The cloudburst came on February 19, when Attorney General Anwar Mansoor, defending the reference before the apex court Bench, suddenly stepped down. He claimed he had resigned because the Bar Council had asked him to. However, the law ministry insisted he had been fired. A day earlier, he had reportedly made some unsavoury remarks and cast aspersions on the independence of Pakistan’s judiciary, which the apex court found unwarranted. What he said, exactly, may never be known because the apex court has put a gag on it. However, bits and pieces of his impugned presentation gleaned by the media reveal him lamenting that the judiciary’s independence was being checkmated by security agencies prone to keeping judges under regular surveillance and eavesdropping on their phones. Mansoor, incidentally, had cut his teeth in the army as a commissioned officer, before taking up law.

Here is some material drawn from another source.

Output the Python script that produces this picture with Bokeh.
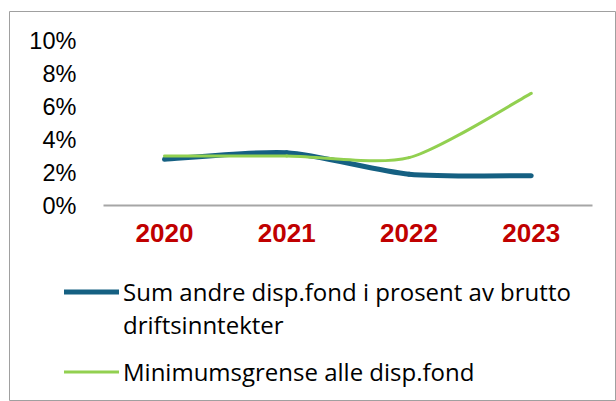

Defending his maverick move in a television talk show, Mansoor insisted that Imran’s law minister and the anti-corruption czar were both on board and privy to whatever he had narrated before the court. That points the finger at Imran too.In his own defence, made public on February 22, Justice Isa has blasted the highly controversial intelligence arm of the army, ISI, for hounding him and his family because of his ruling in the case brought against the 2017 siege of Islamabad by obscurantist mullahs sponsored by ISI. He had come down hard on the army’s blatant meddling in politics. Imran has kept a studied silence on the controversy. But the sordid saga casts a long and dismal shadow on his disarrayed governance. His cricket legacy of a hard-task disciplinarian is in tatters. Worse still for him, the Financial Action Task Force (FATF), in its recent meeting in Paris, has decided to keep Pakistan on its grey list. And so another sword of Damocles dangles over Imran’s head.